Roma (NEV), 4 febbraio 2020 – “Sono stati eletti tre nuovi membri nella Tavola valdese in Italia, e di sette componenti, cinque sono donne. Questa è una grande trasformazione. Anche il mio accento – forse qualcuno lo noterà – è un grande cambiamento. Per la nostra chiesa in Italia, avere un moderatore siciliano, una donna, una diacona e una metodista è una grande sfida. Con questo intendo dire che siamo in mezzo a grandi trasformazioni e che la nostra Chiesa sta cercando di comprendere il modo in cui vengono vissute”.
Alessandra Trotta, moderatrice della Tavola valdese, che sta partecipando al Sinodo della chiesa valdese del Rio de La Plata, ha portato i suoi saluti ai sinodali con un intervento che ha spaziato dalle linee comuni, alle trasformazioni e alle sfide attuali che le due aree della Chiesa evangelica valdese stanno affrontando.
“Stiamo già vivendo una trasformazione, la nostra chiesa sta mutando. A volte non ci rendiamo conto che condividiamo con voi questa sfida al cambiamento, ma dobbiamo ripensare il nostro rapporto anche nelle trasformazioni che la chiesa sta vivendo, ripensare i modelli, le strutture, le priorità, le cose più importanti”, ha detto Trotta.
La moderatora italiana ha anche fatto riferimento ad alcuni schemi di lavoro comuni che vengono discussi dagli organi esecutivi di ogni area, come l’intensificazione degli scambi – “perché fa differenza quando, per un po’ di tempo, si può camminare l’uno nei panni dell’altro. In questo modo si comprende meglio il contesto in cui la tua testimonianza si fa carne, si capiscono le preoccupazioni, i sogni, ma anche quello che stai vivendo, le azioni in cui metti il tuo corpo, le risorse che metti in gioco: questo ci farebbe molto bene”, ha proseguito.

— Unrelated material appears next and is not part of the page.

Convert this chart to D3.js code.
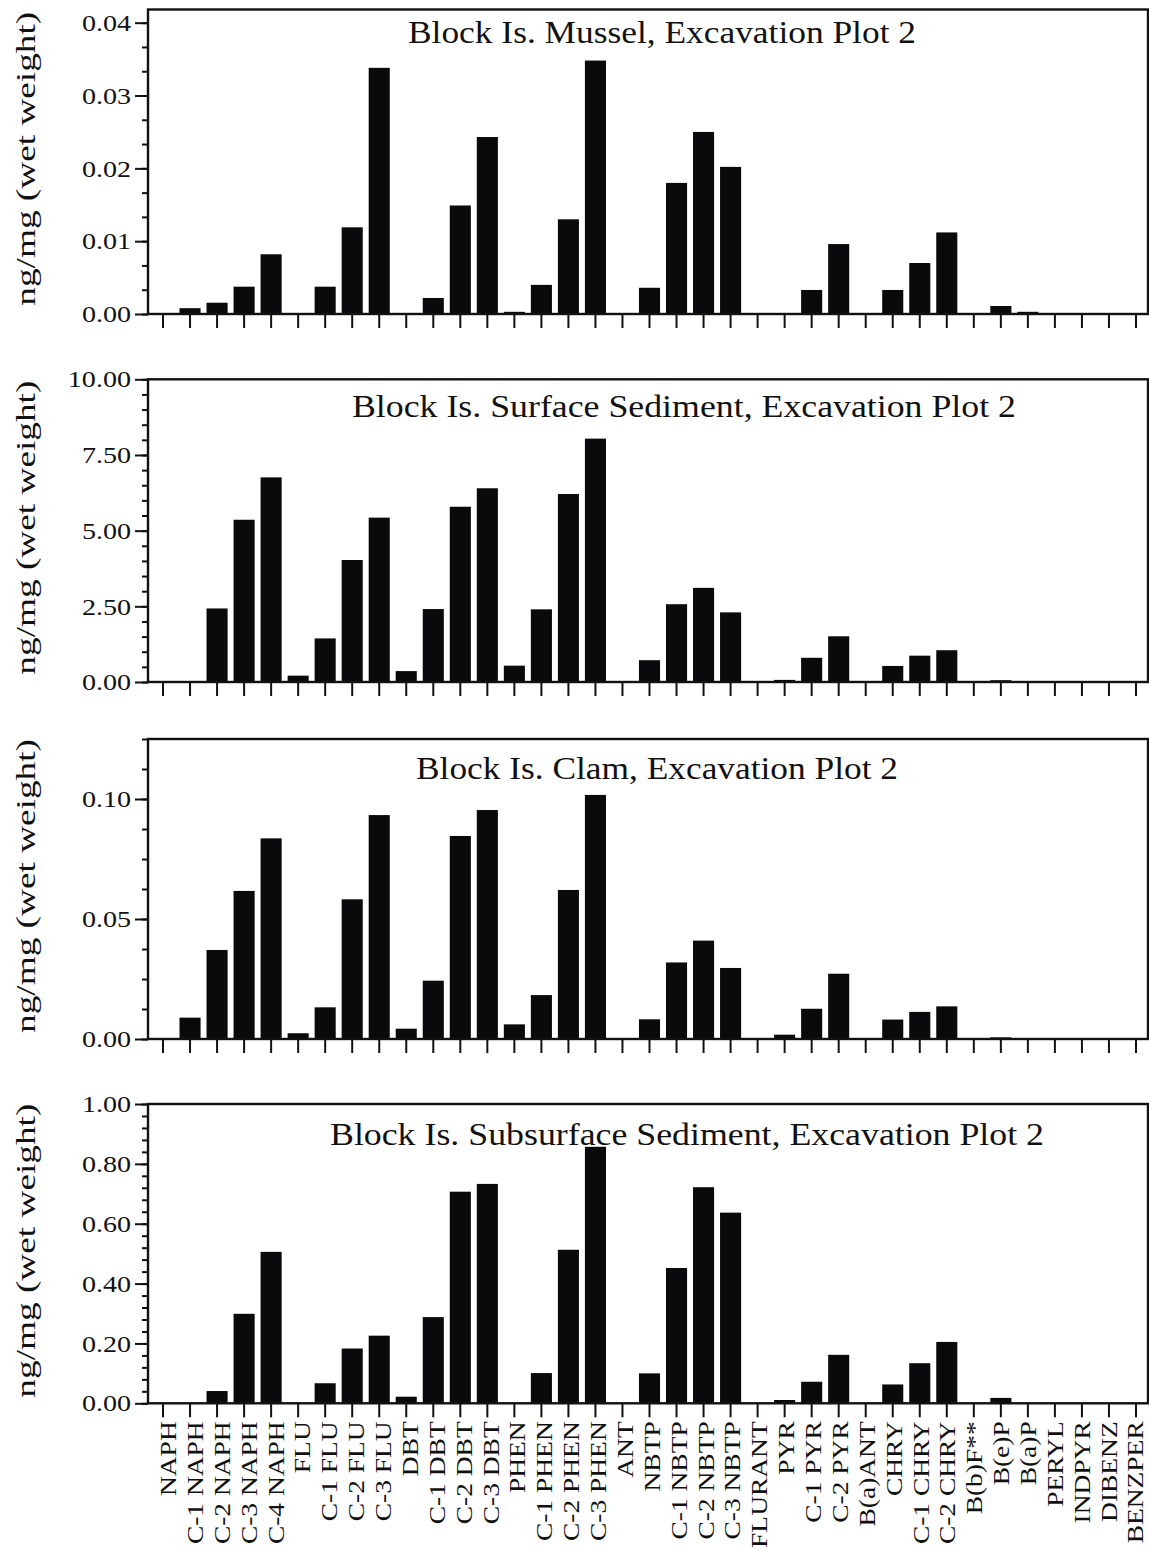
<!DOCTYPE html>
<html>
<head>
<meta charset="utf-8">
<script src="https://cdn.jsdelivr.net/npm/d3@7"></script>
<style>
  body { margin: 0; background: #fff; }
  text { font-family: "Liberation Serif", "Times New Roman", serif; fill: #111; }
</style>
</head>
<body>
<svg id="chart" width="1149" height="1551"></svg>
<script>
// PAH compounds along the shared x axis
const categories = ["NAPH", "C-1 NAPH", "C-2 NAPH", "C-3 NAPH", "C-4 NAPH",
  "FLU", "C-1 FLU", "C-2 FLU", "C-3 FLU",
  "DBT", "C-1 DBT", "C-2 DBT", "C-3 DBT",
  "PHEN", "C-1 PHEN", "C-2 PHEN", "C-3 PHEN",
  "ANT", "NBTP", "C-1 NBTP", "C-2 NBTP", "C-3 NBTP",
  "FLURANT", "PYR", "C-1 PYR", "C-2 PYR",
  "B(a)ANT", "CHRY", "C-1 CHRY", "C-2 CHRY",
  "B(b)F**", "B(e)P", "B(a)P", "PERYL", "INDPYR", "DIBENZ", "BENZPER"];

// concentrations, ng/mg wet weight
const musselValues = [0, 0.0008, 0.00155, 0.00375, 0.0082,
  0, 0.00375, 0.0119, 0.0338,
  0, 0.0022, 0.0149, 0.0243,
  0.0003, 0.0040, 0.0130, 0.0348,
  0, 0.0036, 0.0180, 0.0250, 0.0202,
  0, 0, 0.0033, 0.0096,
  0, 0.0033, 0.0070, 0.0112,
  0, 0.0011, 0.0003, 0, 0, 0, 0];

const surfaceValues = [0, 0, 2.43, 5.36, 6.76,
  0.21, 1.44, 4.03, 5.43,
  0.36, 2.41, 5.79, 6.40,
  0.54, 2.40, 6.21, 8.04,
  0, 0.72, 2.57, 3.11, 2.30,
  0, 0.07, 0.80, 1.51,
  0, 0.53, 0.87, 1.05,
  0, 0.06, 0, 0, 0, 0, 0];

const clamValues = [0, 0.0089, 0.0371, 0.0617, 0.0836,
  0.0024, 0.0132, 0.0582, 0.0933,
  0.0043, 0.0243, 0.0846, 0.0954,
  0.0061, 0.0183, 0.0621, 0.1017,
  0, 0.0082, 0.0319, 0.0410, 0.0296,
  0, 0.0018, 0.0126, 0.0272,
  0, 0.0081, 0.0113, 0.0136,
  0, 0.0007, 0, 0, 0, 0, 0];

const subsurfaceValues = [0, 0, 0.041, 0.299, 0.506,
  0, 0.067, 0.183, 0.226,
  0.022, 0.288, 0.707, 0.733,
  0, 0.101, 0.513, 0.857,
  0, 0.100, 0.452, 0.722, 0.637,
  0, 0.011, 0.072, 0.162,
  0, 0.063, 0.134, 0.205,
  0, 0.018, 0, 0, 0, 0, 0];

// y-axis labelled ticks
const musselTicks = [0, 0.01, 0.02, 0.03, 0.04];
const surfaceTicks = [0, 2.5, 5, 7.5, 10];
const clamTicks = [0, 0.05, 0.10];
const subsurfaceTicks = [0, 0.2, 0.4, 0.6, 0.8, 1.0];

const panelTitles = [
  "Block Is. Mussel, Excavation Plot 2",
  "Block Is. Surface Sediment, Excavation Plot 2",
  "Block Is. Clam, Excavation Plot 2",
  "Block Is. Subsurface Sediment, Excavation Plot 2"
];
const yAxisTitle = "ng/mg (wet weight)";

// ---- layout ----
const panels = [
  { values: musselValues, ticks: musselTicks, yMax: 0.04181, minorDiv: 3,
    top: 9.5, bottom: 314, titleX: 408, titleY: 43, titleW: 508 },
  { values: surfaceValues, ticks: surfaceTicks, yMax: 10, minorDiv: 5,
    top: 379.3, bottom: 682, titleX: 352, titleY: 417, titleW: 664 },
  { values: clamValues, ticks: clamTicks, yMax: 0.125, minorDiv: 4,
    top: 739, bottom: 1039, titleX: 416, titleY: 779, titleW: 482 },
  { values: subsurfaceValues, ticks: subsurfaceTicks, yMax: 1.0, minorDiv: 5,
    top: 1104, bottom: 1403.3, titleX: 330, titleY: 1144.5, titleW: 714 }
];
const frameLeft = 148, frameRight = 1148;

const svg = d3.select("#chart");

const x = d3.scaleBand()
  .domain(categories)
  .range([149.5, 1149.5])
  .paddingInner(0.22)
  .paddingOuter(0.11);

// category labels drift slightly right of their ticks toward the left end
const labelShift = d3.scaleLinear().domain([0, categories.length - 1]).range([5.5, 0]);

// widen serif text along its reading direction
function stretch(sel, k) {
  sel.each(function () {
    const w = this.getComputedTextLength();
    d3.select(this).attr("textLength", w * k).attr("lengthAdjust", "spacingAndGlyphs");
  });
}

panels.forEach((p, i) => {
  const g = svg.append("g");
  const y = d3.scaleLinear().domain([0, p.yMax]).range([p.bottom, p.top]);

  // bars
  g.append("g").selectAll("rect")
    .data(categories.map((c, j) => ({ c, v: p.values[j] })))
    .join("rect")
    .attr("x", d => x(d.c))
    .attr("width", x.bandwidth())
    .attr("y", d => y(d.v))
    .attr("height", d => y(0) - y(d.v))
    .attr("fill", "#0a0a0c");

  // minor y ticks
  const step = (p.ticks[1] - p.ticks[0]) / p.minorDiv;
  const minor = d3.range(0, p.yMax + 1e-9, step).filter(v => v <= p.yMax);
  const minorAxis = g.append("g")
    .attr("transform", `translate(${frameLeft},0)`)
    .call(d3.axisLeft(y).tickValues(minor).tickSize(6).tickFormat(""));
  minorAxis.select(".domain").remove();
  minorAxis.selectAll("line").attr("stroke", "#111").attr("stroke-width", 2);

  // major y ticks with labels
  const yAxis = g.append("g")
    .attr("transform", `translate(${frameLeft},0)`)
    .call(d3.axisLeft(y).tickValues(p.ticks).tickSize(13).tickPadding(4)
      .tickFormat(d3.format(".2f")));
  yAxis.select(".domain").remove();
  yAxis.selectAll("line").attr("stroke", "#111").attr("stroke-width", 2);
  yAxis.selectAll("text")
    .attr("font-family", "Liberation Serif")
    .attr("font-size", 24)
    .attr("fill", "#111")
    .call(stretch, 1.17);

  // x ticks
  const last = i === panels.length - 1;
  const xAxis = g.append("g")
    .attr("transform", `translate(0,${p.bottom})`)
    .call(d3.axisBottom(x).tickSize(14).tickSizeOuter(0)
      .tickFormat(last ? (d => d) : ""));
  xAxis.select(".domain").remove();
  xAxis.selectAll("line").attr("stroke", "#111").attr("stroke-width", 2);
  if (last) {
    xAxis.selectAll("text")
      .attr("font-family", "Liberation Serif")
      .attr("font-size", 22.5)
      .attr("fill", "#111")
      .attr("transform", "rotate(-90)")
      .attr("text-anchor", "end")
      .attr("x", -18)
      .attr("y", (d, j) => 7.5 + labelShift(j))
      .attr("dy", null)
      .call(stretch, 1.22);
  } else {
    xAxis.selectAll("text").remove();
  }

  // frame
  g.append("rect")
    .attr("x", frameLeft)
    .attr("y", p.top)
    .attr("width", frameRight - frameLeft)
    .attr("height", p.bottom - p.top)
    .attr("fill", "none")
    .attr("stroke", "#111")
    .attr("stroke-width", 2.4);

  // panel title
  g.append("text")
    .attr("x", p.titleX)
    .attr("y", p.titleY)
    .attr("font-size", 31)
    .attr("textLength", p.titleW)
    .attr("lengthAdjust", "spacingAndGlyphs")
    .text(panelTitles[i]);

  // y-axis title
  const cy = (p.top + p.bottom) / 2 - 3;
  g.append("text")
    .attr("transform", `translate(35,${cy}) rotate(-90)`)
    .attr("text-anchor", "middle")
    .attr("font-size", 28)
    .attr("textLength", 294)
    .attr("lengthAdjust", "spacingAndGlyphs")
    .text(yAxisTitle);
});
</script>
</body>
</html>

Proseguendo con le preoccupazioni condivise dalle due aree della chiesa valdese, Trotta ha fatto riferimento al tema che la Federazione delle chiese evangeliche in Italia ha deciso di sviluppare nelle attività del 17 febbraio: l’antisemitismo. “Questi discorsi di odio colpiscono tutto ciò che non è ‘conforme’: gli ebrei, ma con la stessa forza, violenza e aggressività, – almeno in Italia – anche gli immigrati, le donne emancipate, gli omosessuali. Il progetto è lo stesso e penso che le chiese, che hanno una sensibilità particolare, debbano assumersi la responsabilità di dare l’allarme”.